### Data lines
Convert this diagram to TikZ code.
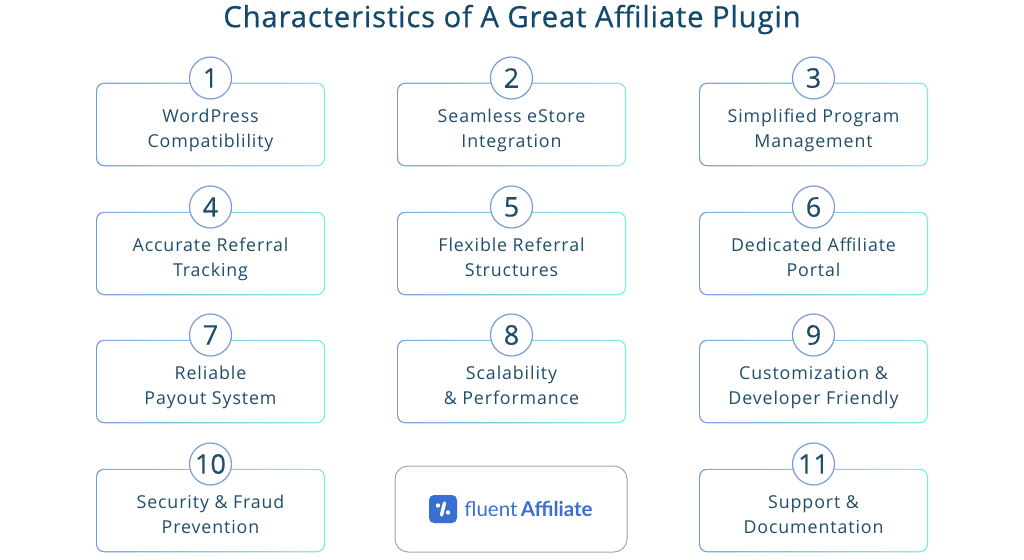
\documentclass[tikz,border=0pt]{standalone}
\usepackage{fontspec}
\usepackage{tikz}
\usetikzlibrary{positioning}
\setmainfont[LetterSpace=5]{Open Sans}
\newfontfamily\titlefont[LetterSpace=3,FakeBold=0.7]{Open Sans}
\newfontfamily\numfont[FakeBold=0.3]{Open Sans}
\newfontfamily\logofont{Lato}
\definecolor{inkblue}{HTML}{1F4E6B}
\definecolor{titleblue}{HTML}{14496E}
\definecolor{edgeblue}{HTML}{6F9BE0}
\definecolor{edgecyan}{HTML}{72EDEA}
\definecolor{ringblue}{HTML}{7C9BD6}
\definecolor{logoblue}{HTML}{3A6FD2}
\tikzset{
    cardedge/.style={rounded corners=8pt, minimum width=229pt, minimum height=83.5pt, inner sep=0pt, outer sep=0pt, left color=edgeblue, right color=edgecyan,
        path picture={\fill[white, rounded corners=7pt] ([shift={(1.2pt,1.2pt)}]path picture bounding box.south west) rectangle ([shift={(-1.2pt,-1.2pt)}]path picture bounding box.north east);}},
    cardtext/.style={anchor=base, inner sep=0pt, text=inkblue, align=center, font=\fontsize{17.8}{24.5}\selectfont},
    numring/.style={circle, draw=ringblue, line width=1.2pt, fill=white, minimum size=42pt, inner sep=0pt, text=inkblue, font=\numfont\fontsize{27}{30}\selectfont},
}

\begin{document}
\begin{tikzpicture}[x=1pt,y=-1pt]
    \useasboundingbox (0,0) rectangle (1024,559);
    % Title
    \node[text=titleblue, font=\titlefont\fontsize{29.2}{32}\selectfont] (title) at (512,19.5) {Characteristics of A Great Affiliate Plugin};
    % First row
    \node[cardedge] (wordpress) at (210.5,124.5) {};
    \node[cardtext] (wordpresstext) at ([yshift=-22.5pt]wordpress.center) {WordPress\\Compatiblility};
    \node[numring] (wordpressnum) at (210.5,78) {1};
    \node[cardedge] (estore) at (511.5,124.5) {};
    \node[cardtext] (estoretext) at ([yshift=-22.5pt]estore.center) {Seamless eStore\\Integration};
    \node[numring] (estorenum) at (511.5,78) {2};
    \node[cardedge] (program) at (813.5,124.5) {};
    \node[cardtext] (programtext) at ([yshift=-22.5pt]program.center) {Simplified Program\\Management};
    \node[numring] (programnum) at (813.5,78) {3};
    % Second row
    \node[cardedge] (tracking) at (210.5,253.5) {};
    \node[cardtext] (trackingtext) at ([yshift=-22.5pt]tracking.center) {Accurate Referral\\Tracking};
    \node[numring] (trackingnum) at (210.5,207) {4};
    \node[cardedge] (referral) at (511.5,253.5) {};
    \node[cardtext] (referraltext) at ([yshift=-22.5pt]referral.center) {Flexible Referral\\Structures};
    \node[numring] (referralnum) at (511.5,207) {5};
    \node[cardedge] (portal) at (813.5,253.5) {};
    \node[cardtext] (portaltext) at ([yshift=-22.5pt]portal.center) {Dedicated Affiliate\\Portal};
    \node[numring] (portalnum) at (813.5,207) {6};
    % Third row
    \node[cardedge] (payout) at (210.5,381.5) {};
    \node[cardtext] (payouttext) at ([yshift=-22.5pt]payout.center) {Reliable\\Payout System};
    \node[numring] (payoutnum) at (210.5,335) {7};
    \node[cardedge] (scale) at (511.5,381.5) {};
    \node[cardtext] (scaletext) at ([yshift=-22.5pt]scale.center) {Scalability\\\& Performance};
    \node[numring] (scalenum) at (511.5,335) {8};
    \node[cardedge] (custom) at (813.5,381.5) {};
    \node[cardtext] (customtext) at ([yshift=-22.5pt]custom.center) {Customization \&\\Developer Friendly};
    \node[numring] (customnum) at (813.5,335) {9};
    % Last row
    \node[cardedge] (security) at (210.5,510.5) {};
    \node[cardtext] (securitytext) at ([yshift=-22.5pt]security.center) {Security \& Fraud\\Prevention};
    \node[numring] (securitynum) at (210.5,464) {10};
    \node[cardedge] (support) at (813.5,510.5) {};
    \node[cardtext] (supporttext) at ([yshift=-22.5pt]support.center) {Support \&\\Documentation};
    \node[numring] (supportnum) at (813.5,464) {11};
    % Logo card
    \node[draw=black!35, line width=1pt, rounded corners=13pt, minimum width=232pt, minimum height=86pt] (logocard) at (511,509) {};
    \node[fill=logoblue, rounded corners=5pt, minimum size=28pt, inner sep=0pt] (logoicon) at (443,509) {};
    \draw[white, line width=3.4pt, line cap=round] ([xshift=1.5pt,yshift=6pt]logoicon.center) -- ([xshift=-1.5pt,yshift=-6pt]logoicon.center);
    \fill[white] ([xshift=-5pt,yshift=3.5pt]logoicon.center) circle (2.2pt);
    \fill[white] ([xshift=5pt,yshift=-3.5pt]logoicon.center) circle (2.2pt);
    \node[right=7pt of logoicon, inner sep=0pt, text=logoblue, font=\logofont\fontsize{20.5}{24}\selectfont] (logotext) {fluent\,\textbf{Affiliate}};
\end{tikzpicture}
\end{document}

### Problem to solve
Reproduce the listing exactly. Leave its pictures out.

### The completed task
Convert this diagram to TikZ code.
\documentclass[tikz,border=0pt]{standalone}
\usepackage{fontspec}
\usepackage{tikz}
\usetikzlibrary{positioning}
\setmainfont[LetterSpace=5]{Open Sans}
\newfontfamily\titlefont[LetterSpace=3,FakeBold=0.7]{Open Sans}
\newfontfamily\numfont[FakeBold=0.3]{Open Sans}
\newfontfamily\logofont{Lato}
\definecolor{inkblue}{HTML}{1F4E6B}
\definecolor{titleblue}{HTML}{14496E}
\definecolor{edgeblue}{HTML}{6F9BE0}
\definecolor{edgecyan}{HTML}{72EDEA}
\definecolor{ringblue}{HTML}{7C9BD6}
\definecolor{logoblue}{HTML}{3A6FD2}
\tikzset{
    cardedge/.style={rounded corners=8pt, minimum width=229pt, minimum height=83.5pt, inner sep=0pt, outer sep=0pt, left color=edgeblue, right color=edgecyan,
        path picture={\fill[white, rounded corners=7pt] ([shift={(1.2pt,1.2pt)}]path picture bounding box.south west) rectangle ([shift={(-1.2pt,-1.2pt)}]path picture bounding box.north east);}},
    cardtext/.style={anchor=base, inner sep=0pt, text=inkblue, align=center, font=\fontsize{17.8}{24.5}\selectfont},
    numring/.style={circle, draw=ringblue, line width=1.2pt, fill=white, minimum size=42pt, inner sep=0pt, text=inkblue, font=\numfont\fontsize{27}{30}\selectfont},
}

\begin{document}
\begin{tikzpicture}[x=1pt,y=-1pt]
    \useasboundingbox (0,0) rectangle (1024,559);
    % Title
    \node[text=titleblue, font=\titlefont\fontsize{29.2}{32}\selectfont] (title) at (512,19.5) {Characteristics of A Great Affiliate Plugin};
    % First row
    \node[cardedge] (wordpress) at (210.5,124.5) {};
    \node[cardtext] (wordpresstext) at ([yshift=-22.5pt]wordpress.center) {WordPress\\Compatiblility};
    \node[numring] (wordpressnum) at (210.5,78) {1};
    \node[cardedge] (estore) at (511.5,124.5) {};
    \node[cardtext] (estoretext) at ([yshift=-22.5pt]estore.center) {Seamless eStore\\Integration};
    \node[numring] (estorenum) at (511.5,78) {2};
    \node[cardedge] (program) at (813.5,124.5) {};
    \node[cardtext] (programtext) at ([yshift=-22.5pt]program.center) {Simplified Program\\Management};
    \node[numring] (programnum) at (813.5,78) {3};
    % Second row
    \node[cardedge] (tracking) at (210.5,253.5) {};
    \node[cardtext] (trackingtext) at ([yshift=-22.5pt]tracking.center) {Accurate Referral\\Tracking};
    \node[numring] (trackingnum) at (210.5,207) {4};
    \node[cardedge] (referral) at (511.5,253.5) {};
    \node[cardtext] (referraltext) at ([yshift=-22.5pt]referral.center) {Flexible Referral\\Structures};
    \node[numring] (referralnum) at (511.5,207) {5};
    \node[cardedge] (portal) at (813.5,253.5) {};
    \node[cardtext] (portaltext) at ([yshift=-22.5pt]portal.center) {Dedicated Affiliate\\Portal};
    \node[numring] (portalnum) at (813.5,207) {6};
    % Third row
    \node[cardedge] (payout) at (210.5,381.5) {};
    \node[cardtext] (payouttext) at ([yshift=-22.5pt]payout.center) {Reliable\\Payout System};
    \node[numring] (payoutnum) at (210.5,335) {7};
    \node[cardedge] (scale) at (511.5,381.5) {};
    \node[cardtext] (scaletext) at ([yshift=-22.5pt]scale.center) {Scalability\\\& Performance};
    \node[numring] (scalenum) at (511.5,335) {8};
    \node[cardedge] (custom) at (813.5,381.5) {};
    \node[cardtext] (customtext) at ([yshift=-22.5pt]custom.center) {Customization \&\\Developer Friendly};
    \node[numring] (customnum) at (813.5,335) {9};
    % Last row
    \node[cardedge] (security) at (210.5,510.5) {};
    \node[cardtext] (securitytext) at ([yshift=-22.5pt]security.center) {Security \& Fraud\\Prevention};
    \node[numring] (securitynum) at (210.5,464) {10};
    \node[cardedge] (support) at (813.5,510.5) {};
    \node[cardtext] (supporttext) at ([yshift=-22.5pt]support.center) {Support \&\\Documentation};
    \node[numring] (supportnum) at (813.5,464) {11};
    % Logo card
    \node[draw=black!35, line width=1pt, rounded corners=13pt, minimum width=232pt, minimum height=86pt] (logocard) at (511,509) {};
    \node[fill=logoblue, rounded corners=5pt, minimum size=28pt, inner sep=0pt] (logoicon) at (443,509) {};
    \draw[white, line width=3.4pt, line cap=round] ([xshift=1.5pt,yshift=6pt]logoicon.center) -- ([xshift=-1.5pt,yshift=-6pt]logoicon.center);
    \fill[white] ([xshift=-5pt,yshift=3.5pt]logoicon.center) circle (2.2pt);
    \fill[white] ([xshift=5pt,yshift=-3.5pt]logoicon.center) circle (2.2pt);
    \node[right=7pt of logoicon, inner sep=0pt, text=logoblue, font=\logofont\fontsize{20.5}{24}\selectfont] (logotext) {fluent\,\textbf{Affiliate}};
\end{tikzpicture}
\end{document}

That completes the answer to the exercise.